Gov. Matt Bevin’s loss should send a message to embattled Republicans in Trump Country: President Trump is not going to save you if you’re drowning.
Republicans’ loss of both chambers of Virginia’s legislature should send a message to Republicans in the rest of America: Trump is going to drag you down like an anchor.
Since Trump’s shocking upset win in November 2016, the story of politics in America has been pretty simple: Democrats win, Republicans lose.
The explanation is pretty simple, too: Trump has made Trump voters, but not Republicans, out of working-class independents and Democrats, and he has made Democratic voters out of independents and Republicans. Trump has also motivated Democrats to unprecedented levels.
The net effect is a massive shift of the electorate towards Democrats.
To be perfectly clear, Trump didn’t cause Bevin to lose in Kentucky on Tuesday. Bevin did that. But Trump tried and failed to save Bevin. Bevin tried to use Trump as a life raft. Bevin sank despite Trump’s popularity in his state.
Bevin was a remarkably unpopular governor. He ran far behind all the other Republicans running for statewide offices in Kentucky — they swept every office except governor. Bevin was extraordinary also in how furiously he tried to ride Trump’s popularity.
That’s understandable: Trump is amazingly popular in Kentucky. Consider the numbers over the past decade or so. Sen. Rand Paul’s two statewide wins have been by margins of 15 and 11 percentage points. Mitch McConnell’s two wins have been by 16 and 7 percentage points. John McCain won by 17 points, and Mitt Romney won by 22 points. But Trump carried the state by a massive 30 points in 2016.
A down-on-its-heels, opioid-ravaged, working-class, alienated electorate found its champion in Trump.

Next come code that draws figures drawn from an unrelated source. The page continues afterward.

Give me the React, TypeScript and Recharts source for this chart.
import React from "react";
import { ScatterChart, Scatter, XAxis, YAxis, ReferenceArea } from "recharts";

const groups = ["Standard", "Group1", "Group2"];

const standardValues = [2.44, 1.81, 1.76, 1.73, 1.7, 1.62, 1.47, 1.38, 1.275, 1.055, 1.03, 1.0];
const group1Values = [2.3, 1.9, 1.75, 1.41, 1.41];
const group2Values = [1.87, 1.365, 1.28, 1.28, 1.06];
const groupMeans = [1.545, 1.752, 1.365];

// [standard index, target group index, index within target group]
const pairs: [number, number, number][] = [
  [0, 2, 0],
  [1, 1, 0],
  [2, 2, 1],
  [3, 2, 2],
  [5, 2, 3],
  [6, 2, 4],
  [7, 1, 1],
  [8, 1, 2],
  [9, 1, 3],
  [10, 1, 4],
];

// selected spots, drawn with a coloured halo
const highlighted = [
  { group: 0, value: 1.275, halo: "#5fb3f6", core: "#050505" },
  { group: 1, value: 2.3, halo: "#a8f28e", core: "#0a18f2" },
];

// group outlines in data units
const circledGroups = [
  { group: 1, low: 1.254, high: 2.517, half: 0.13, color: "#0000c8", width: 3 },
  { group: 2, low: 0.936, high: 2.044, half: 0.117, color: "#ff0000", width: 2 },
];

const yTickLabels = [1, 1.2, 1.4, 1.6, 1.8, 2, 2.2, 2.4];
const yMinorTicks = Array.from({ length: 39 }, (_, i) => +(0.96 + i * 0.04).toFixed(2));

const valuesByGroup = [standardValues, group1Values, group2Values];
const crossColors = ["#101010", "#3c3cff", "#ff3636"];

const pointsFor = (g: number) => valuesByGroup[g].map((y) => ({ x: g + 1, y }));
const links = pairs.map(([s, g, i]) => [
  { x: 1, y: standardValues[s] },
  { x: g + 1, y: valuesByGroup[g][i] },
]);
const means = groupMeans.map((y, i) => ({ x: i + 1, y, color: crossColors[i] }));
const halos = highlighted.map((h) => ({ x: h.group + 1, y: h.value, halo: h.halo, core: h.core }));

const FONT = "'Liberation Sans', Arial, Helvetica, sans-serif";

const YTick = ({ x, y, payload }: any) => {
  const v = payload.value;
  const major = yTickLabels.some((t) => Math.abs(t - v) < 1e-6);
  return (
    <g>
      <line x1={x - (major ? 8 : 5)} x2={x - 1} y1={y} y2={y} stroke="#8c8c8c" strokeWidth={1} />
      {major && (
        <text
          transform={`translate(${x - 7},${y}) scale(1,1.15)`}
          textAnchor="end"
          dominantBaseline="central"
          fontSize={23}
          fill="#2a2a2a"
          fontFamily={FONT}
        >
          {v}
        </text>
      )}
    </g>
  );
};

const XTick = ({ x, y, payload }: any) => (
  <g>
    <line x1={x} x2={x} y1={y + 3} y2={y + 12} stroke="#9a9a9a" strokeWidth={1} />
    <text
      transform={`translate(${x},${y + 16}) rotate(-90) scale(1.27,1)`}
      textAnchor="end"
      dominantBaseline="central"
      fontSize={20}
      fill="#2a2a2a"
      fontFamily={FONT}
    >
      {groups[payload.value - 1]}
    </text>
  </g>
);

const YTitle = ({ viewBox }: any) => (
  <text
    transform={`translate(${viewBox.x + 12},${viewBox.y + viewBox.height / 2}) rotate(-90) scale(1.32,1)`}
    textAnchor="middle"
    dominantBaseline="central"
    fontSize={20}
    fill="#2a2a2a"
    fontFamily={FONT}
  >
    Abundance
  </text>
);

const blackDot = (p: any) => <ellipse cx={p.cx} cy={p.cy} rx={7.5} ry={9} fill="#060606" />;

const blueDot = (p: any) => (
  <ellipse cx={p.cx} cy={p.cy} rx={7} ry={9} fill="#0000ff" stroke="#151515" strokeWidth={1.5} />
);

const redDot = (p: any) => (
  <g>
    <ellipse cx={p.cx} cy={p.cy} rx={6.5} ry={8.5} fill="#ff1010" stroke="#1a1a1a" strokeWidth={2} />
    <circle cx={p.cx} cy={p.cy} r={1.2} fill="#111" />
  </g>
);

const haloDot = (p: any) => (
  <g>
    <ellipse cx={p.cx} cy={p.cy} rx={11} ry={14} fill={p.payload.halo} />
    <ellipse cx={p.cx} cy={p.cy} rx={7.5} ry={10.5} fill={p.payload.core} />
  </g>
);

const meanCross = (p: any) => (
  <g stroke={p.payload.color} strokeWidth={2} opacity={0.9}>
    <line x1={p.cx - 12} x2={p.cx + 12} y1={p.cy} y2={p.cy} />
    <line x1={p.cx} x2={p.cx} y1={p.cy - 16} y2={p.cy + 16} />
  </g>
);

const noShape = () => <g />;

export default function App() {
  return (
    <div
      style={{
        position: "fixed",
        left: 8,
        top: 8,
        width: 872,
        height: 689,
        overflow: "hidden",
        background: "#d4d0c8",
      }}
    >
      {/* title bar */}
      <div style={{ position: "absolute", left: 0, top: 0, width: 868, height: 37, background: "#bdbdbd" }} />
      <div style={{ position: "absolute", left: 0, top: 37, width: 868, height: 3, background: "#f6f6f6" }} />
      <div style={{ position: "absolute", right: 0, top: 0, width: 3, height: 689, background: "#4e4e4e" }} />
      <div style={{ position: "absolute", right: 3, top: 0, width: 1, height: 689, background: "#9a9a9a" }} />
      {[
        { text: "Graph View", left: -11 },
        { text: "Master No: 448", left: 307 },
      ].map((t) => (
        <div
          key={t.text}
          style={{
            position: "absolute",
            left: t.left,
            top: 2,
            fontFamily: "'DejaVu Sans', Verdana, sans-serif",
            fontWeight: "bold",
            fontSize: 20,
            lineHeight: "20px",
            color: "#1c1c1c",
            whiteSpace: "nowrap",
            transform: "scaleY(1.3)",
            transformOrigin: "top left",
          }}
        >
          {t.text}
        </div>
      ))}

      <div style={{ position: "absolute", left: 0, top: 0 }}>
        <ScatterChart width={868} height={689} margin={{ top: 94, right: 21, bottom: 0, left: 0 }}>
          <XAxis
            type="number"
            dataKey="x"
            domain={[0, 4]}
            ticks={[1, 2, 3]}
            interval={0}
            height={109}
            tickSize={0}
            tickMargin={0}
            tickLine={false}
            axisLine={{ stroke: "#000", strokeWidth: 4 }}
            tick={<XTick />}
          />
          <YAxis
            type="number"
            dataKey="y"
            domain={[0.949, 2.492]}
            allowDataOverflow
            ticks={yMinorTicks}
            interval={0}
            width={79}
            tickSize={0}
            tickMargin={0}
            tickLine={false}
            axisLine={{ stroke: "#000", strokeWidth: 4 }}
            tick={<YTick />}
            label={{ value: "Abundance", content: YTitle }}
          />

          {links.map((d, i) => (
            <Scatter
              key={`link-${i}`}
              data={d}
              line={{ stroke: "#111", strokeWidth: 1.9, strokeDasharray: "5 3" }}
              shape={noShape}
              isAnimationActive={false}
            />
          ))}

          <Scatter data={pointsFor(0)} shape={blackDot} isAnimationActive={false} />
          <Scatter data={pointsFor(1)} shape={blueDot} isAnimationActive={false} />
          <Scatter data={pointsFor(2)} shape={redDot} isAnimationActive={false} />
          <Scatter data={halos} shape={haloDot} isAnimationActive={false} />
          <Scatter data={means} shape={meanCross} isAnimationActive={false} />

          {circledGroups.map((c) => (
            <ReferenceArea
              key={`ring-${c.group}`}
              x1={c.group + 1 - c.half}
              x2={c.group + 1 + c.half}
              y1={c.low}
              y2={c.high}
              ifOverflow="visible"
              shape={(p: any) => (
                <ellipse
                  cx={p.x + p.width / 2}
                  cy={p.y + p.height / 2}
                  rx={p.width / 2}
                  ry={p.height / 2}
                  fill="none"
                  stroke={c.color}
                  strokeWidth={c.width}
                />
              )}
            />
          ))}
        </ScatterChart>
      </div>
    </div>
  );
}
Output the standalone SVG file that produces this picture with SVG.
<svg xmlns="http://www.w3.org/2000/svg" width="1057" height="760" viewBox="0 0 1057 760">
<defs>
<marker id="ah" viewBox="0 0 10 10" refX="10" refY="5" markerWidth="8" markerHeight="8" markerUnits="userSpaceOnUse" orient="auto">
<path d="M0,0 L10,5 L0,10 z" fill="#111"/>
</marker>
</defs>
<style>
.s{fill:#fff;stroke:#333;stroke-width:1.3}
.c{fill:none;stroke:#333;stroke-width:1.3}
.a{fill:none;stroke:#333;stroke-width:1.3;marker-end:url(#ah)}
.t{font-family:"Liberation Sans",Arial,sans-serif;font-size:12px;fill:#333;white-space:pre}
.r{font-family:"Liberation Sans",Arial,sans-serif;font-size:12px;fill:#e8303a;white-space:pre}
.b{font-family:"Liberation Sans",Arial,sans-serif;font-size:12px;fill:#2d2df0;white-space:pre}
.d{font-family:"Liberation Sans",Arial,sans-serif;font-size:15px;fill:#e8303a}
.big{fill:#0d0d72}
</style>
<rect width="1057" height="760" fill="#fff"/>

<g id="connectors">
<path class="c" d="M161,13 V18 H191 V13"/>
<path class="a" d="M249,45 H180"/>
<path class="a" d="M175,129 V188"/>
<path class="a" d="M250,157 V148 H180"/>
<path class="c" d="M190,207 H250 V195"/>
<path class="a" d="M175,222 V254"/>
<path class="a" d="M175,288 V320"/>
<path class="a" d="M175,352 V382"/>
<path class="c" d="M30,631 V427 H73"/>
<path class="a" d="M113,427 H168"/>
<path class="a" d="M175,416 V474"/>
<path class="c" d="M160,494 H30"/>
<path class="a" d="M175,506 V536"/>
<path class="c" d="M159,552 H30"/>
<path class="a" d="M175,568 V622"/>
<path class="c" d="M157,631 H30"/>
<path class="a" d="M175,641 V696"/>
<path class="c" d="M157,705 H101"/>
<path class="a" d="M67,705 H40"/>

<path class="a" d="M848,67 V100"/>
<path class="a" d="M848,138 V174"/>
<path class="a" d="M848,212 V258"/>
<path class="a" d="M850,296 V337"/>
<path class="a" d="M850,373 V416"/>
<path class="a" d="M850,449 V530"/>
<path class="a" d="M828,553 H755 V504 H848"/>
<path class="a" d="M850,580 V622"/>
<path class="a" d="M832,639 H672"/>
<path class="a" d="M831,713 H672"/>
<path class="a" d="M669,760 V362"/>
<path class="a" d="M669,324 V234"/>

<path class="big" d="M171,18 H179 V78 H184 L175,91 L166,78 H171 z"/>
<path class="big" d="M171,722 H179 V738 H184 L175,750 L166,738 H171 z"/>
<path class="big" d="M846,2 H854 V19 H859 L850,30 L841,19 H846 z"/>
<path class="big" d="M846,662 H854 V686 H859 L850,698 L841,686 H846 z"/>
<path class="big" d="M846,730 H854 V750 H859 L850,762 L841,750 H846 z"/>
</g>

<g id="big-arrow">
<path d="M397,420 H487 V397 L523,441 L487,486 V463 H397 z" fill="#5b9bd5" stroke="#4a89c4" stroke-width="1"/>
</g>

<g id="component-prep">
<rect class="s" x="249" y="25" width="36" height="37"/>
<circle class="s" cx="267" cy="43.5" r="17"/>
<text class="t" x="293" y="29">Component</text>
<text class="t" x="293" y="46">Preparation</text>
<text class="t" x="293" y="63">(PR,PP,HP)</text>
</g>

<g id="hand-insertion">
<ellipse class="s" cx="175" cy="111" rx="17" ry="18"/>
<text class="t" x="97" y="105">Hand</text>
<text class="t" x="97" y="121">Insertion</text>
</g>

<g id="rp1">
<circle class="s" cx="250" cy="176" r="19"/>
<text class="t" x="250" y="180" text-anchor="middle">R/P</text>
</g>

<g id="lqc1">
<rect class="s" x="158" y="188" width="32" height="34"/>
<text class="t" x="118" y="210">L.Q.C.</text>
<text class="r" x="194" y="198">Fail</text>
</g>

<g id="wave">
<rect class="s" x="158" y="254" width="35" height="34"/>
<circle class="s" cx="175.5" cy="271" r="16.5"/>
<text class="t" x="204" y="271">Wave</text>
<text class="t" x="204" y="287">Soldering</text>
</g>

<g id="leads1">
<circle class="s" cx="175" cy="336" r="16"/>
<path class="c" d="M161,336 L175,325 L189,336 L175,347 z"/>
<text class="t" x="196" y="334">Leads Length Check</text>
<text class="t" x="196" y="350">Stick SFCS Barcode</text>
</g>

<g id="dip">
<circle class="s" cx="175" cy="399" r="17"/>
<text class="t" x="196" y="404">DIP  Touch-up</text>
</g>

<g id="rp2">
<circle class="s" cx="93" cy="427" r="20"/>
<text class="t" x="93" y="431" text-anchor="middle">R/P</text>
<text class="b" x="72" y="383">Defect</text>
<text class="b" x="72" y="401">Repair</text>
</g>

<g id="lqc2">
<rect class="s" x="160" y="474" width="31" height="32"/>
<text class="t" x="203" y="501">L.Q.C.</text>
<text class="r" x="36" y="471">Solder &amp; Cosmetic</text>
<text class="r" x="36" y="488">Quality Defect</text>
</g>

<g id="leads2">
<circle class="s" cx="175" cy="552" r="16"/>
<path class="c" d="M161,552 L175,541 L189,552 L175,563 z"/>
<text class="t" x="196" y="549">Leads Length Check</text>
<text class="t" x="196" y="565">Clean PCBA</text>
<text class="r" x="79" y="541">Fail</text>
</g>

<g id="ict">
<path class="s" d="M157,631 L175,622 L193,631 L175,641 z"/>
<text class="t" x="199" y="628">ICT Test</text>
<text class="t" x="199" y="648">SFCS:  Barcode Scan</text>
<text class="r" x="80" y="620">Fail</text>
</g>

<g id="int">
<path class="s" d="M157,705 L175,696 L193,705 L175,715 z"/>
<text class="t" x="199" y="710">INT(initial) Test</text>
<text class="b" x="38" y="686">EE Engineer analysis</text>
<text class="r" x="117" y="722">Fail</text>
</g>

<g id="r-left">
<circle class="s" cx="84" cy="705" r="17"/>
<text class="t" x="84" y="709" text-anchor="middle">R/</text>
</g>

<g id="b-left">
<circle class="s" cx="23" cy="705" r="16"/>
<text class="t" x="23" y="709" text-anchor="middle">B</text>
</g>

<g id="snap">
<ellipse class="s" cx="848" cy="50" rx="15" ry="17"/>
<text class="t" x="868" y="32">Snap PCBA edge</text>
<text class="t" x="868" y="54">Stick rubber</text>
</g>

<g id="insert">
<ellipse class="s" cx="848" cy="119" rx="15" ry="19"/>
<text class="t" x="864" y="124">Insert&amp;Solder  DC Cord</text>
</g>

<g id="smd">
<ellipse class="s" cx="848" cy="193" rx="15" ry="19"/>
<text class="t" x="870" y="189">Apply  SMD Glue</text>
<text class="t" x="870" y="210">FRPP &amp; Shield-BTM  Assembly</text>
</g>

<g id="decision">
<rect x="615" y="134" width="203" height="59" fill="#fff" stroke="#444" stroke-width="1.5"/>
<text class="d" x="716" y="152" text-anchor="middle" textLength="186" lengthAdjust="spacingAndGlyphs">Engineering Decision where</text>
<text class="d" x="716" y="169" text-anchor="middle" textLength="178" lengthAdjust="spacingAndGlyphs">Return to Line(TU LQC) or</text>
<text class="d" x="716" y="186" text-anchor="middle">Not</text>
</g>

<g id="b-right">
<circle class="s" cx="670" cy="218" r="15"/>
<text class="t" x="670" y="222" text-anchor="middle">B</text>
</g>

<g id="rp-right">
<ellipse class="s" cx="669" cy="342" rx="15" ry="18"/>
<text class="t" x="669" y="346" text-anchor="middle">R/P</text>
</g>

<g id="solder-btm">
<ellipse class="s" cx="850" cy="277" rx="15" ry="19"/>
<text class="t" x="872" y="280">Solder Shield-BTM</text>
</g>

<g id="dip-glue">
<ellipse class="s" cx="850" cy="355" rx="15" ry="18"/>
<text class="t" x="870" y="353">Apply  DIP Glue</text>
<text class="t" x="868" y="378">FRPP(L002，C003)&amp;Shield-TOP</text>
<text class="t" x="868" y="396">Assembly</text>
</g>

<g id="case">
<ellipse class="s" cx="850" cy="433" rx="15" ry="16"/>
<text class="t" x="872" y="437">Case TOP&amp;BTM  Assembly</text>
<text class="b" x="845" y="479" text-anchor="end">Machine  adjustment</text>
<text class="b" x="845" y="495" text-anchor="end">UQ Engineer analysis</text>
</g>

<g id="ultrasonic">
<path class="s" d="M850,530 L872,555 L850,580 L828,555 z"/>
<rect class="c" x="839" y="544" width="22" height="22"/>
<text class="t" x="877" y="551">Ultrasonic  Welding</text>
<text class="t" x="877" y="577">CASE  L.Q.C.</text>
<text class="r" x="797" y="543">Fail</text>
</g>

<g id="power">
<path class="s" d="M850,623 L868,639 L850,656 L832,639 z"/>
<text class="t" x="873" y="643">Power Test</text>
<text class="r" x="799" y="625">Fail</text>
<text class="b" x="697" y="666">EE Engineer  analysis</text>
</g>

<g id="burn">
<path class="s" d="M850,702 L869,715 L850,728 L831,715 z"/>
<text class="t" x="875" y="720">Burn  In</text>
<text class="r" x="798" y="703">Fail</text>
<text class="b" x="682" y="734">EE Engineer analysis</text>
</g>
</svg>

So Bevin thought that by attaching himself to Trump, he could overcome his own electoral gravity. Bevin somehow tried to run on opposing impeachment. He campaigned on restricting immigration and gave his opponent the Trumpian nickname “Li’l Andy.” Bevin’s ads regularly pictured him and Trump together. The governor even wore an ugly jacket emblazoned with many images of Trump’s face.
The two polls this fall showed either a tie or a Bevin lead. So Bevin brought in Trump for a massive rally the day before Election Day. Trump failed to help Bevin enough.
There’s a bigger story here. In general elections, Trump’s popularity among the white working class translates into one thing only: votes for Trump.
Trump’s core supporters — the type of people he brought out of the political woodwork to give him victories in Pennsylvania, Michigan, Ohio, Iowa, and Wisconsin — still aren’t Republicans. They’re just Trump voters. And that doesn’t mean they’ll listen to Trump’s endorsements, either. It means they’ll vote for Trump, and that’s it.
In Kentucky, the standard Republican gets about 55%. Bevin’s poor first term lost him enough points to drag him below 50%. Had he been able to tap into Trump’s well of independent and Democratic voters, he could have won. That didn’t happen, because Trump voters are just that — Trump voters.
In Ohio, some blue-collar places that had voted Obama and then Trump have swung back, voting on Tuesday for Democrats.
We saw the same thing clearly in Michigan a year ago. Trump in 2016 famously outperformed past Republicans in nearly every county in that state, swinging 12 counties from blue in 2012 to red in 2016. Come the governor’s race in 2018, half of those counties swung back to blue, and the rest gave back most of their GOP gains. Macomb County, the most populous such county, swung 16 points to Trump in 2016, and then 15 points back to Democrats in 2018.
These back-and-forth counties are white and working class. The results in 2018 and 2019 don’t mean the white working-class independents have soured on Trump. They mean that the populist love of Trump was never a love of the GOP. In Michigan, that meant a Trump win in 2016 and Democratic wins in 2018.
While Trump didn’t bring working-class white America into the GOP, he has caused a partisan realignment elsewhere: driving upper-middle-class white America out of the GOP.
Democrats took over Virginia’s state legislature on Tuesday, in part by finishing their conquest of suburban Virginia. In Southeastern Pennsylvania, Democrats took over the county council in suburban Delaware County.
For Trump, it may look like an even trade: lose the wealthy whites and gain the working-class whites. But for the rest of his party, it’s one-sided: lose the wealthy whites but don’t gain anything.
It seems that once again, the folks who entered into a partnership with Trump are coming out on the losing end.